The Kia Optima shares the midsize sedan segment with the Toyota Camry, Honda Accord, and the Ford Fusion. Boasting two engine options and a ton of standard features, a secondhand Optima seems like a good buy, especially with fair market prices dipping below $10,000 for some model years.
But you should cross the 2011 Kia Optima off your used car shopping list even before you think about heading out to the dealership. CarComplaints.com has identified this problem-plagued model year as the worst overall.
A terrible year for the Kia Optima
The 2011 Kia Optima had only 103 problems as compared to the 2013 model year’s 128, but well over half of the problems involved the engine. Car Complaints gave these problems the highest severity rating of “really awful.”

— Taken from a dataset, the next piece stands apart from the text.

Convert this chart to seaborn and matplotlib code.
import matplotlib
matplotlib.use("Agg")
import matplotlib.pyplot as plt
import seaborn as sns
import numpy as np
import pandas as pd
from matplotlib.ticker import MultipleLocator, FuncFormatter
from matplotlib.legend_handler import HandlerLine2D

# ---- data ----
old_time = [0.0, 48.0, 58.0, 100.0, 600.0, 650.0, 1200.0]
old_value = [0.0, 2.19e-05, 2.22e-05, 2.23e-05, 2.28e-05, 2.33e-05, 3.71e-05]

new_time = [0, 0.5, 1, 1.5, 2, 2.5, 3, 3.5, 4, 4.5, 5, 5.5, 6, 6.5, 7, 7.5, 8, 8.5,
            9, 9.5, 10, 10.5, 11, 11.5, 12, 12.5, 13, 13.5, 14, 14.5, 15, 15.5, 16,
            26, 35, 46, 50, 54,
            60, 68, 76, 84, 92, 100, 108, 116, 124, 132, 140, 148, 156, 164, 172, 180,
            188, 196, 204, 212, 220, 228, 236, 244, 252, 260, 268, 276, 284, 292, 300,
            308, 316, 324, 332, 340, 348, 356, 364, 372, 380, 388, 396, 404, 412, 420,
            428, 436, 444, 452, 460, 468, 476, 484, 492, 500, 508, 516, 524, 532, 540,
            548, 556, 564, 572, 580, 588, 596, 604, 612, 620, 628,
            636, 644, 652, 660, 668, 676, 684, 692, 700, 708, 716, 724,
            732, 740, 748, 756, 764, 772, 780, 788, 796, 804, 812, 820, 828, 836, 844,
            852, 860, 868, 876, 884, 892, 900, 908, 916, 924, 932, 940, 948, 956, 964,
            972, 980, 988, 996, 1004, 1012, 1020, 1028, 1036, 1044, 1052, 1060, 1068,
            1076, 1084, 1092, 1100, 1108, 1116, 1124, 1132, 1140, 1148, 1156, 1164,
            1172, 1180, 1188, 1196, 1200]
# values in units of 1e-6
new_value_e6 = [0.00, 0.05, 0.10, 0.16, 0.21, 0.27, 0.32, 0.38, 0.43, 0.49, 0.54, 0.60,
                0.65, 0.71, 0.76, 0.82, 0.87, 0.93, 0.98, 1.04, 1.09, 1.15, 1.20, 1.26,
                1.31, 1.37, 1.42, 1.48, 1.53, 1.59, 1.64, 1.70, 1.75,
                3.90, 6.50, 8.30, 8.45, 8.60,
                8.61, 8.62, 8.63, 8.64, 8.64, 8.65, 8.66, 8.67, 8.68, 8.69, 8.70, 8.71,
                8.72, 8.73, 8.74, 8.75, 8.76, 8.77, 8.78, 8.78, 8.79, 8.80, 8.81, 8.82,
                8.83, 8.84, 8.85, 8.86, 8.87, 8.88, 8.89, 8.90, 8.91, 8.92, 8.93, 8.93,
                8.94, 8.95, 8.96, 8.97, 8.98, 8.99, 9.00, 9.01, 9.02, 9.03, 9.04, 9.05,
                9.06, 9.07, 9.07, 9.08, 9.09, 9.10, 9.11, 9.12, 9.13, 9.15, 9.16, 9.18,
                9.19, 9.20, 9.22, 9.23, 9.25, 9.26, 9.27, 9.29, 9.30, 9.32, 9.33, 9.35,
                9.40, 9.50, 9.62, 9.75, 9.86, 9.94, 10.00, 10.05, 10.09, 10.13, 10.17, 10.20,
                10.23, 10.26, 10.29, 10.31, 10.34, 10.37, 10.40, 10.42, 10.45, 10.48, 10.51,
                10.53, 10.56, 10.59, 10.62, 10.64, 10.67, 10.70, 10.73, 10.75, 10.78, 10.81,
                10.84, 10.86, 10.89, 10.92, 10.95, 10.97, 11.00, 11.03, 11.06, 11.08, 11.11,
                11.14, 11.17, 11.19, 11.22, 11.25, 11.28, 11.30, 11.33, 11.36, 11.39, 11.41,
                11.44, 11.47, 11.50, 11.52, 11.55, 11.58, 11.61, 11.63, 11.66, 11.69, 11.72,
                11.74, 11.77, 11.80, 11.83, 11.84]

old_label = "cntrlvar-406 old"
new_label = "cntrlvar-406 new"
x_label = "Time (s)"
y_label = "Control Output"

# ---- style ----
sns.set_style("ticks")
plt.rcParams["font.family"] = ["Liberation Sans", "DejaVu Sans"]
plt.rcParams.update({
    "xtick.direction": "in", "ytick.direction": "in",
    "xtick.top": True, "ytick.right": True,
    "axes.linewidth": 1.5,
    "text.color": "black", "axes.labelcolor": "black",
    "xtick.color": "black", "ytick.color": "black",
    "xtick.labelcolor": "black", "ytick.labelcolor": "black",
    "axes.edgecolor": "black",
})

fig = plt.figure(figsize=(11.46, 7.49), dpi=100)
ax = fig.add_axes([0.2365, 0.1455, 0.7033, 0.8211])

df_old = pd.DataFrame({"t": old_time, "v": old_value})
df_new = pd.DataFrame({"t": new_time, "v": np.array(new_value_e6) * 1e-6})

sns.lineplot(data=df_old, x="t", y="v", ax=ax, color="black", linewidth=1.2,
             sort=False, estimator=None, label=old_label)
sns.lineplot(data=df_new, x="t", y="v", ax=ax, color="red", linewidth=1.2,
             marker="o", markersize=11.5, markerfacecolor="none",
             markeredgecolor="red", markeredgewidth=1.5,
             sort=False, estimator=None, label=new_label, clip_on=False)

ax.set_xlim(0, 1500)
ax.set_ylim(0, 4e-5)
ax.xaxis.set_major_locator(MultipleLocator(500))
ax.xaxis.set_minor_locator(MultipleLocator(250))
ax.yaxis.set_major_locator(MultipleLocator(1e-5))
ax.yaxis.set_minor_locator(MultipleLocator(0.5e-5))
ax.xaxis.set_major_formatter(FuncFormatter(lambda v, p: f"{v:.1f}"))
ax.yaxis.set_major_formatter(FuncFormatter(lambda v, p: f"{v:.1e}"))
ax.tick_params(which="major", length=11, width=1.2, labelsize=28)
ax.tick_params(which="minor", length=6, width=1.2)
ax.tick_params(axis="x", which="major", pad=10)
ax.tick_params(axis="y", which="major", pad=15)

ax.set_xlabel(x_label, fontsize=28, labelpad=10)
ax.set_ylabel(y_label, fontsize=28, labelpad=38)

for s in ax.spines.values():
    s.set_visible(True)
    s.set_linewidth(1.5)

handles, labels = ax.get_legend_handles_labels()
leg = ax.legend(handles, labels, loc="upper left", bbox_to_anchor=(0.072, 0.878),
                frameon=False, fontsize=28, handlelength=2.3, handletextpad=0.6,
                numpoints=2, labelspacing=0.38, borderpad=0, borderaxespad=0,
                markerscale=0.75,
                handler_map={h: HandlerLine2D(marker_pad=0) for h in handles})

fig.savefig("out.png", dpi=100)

There were also some serious problems that received this severity rating such as brake failure, dimming low beams, and excessive vibration, yet they were much fewer than the Optima’s engine troubles.
Most of these problems were engine failures that occurred on average at 102,250 miles. So, for a number of these owners, the engine failed not long after Kia’s 100,000-mile powertrain warranty ended.
Typically, owners paid $4,670 out of pocket to fix the problem. Over three-quarters of the owners replaced the engine, since Kia Motors refused to pay for it. A few owners lucked out and were able to replace the Optima’s engine for free under a 2017 recall, but for the rest of the owners, a recall came too late.
Some owners reported engine knocking or clicking prior to the failure. In other situations, owners heard no noises and no indicator lights went on before the engine died. Technicians at Kia dealerships tried to put the blame back on the owners by accusing them of not changing the oil often enough when it wasn’t true.
When engine problems become safety problems
For many owners, the Kia Optima’s engine died while they were driving, frequently without warning. In several accounts, the Optima seized up on the highway and owners had to strong-arm the car to reach the safety of the shoulder. More often than not, the car wouldn’t restart and would have to be towed.
Here’s more evidence of the dangers caused by the Optima’s engine failure: the 181 National Highway Traffic Safety Association complaints. Car Complaints counts four crashes and a hair-raising 18 fires among these accounts.
In a few cases, owners were out driving when flames began shooting out from under the hood. The fire department would have to be called to extinguish the fire. These cars sustained considerable damage or, as one owner put it, were “burnt to a crisp.”
NHTSA also lists reports of four injuries and one death that are related to the 2011 Optima’s engine problems. After a close reading of many of these accounts, it becomes clear how many near-misses these Optima owners had due to its engine’s defects. Currently, the NHTSA is investigating Kia for being slow in recalling defective engines for model years 2011 through 2014 not only for the Optima but also the Sorento and the Sportage.
Better and safer Kia Optima years
Before owners experienced such disastrous engine problems in the 2011 Optima, they loved their cars. While it’s sad to know how disappointed the owners were, the Optima still has some good model years with fewer serious problems.
First, however, we recommend avoiding the 2012 through 2015 model years altogether because these cars share most of the same engine troubles as the 2011 model year.
The 2016 through 2019 model years are mostly free of dire engine problems as well as other showstoppers such as transmission and fuel pump issues. You can still get a reliable, safe Kia Optima that has excellent value for a reasonable price as long as you keep the 2011 model off your shopping list.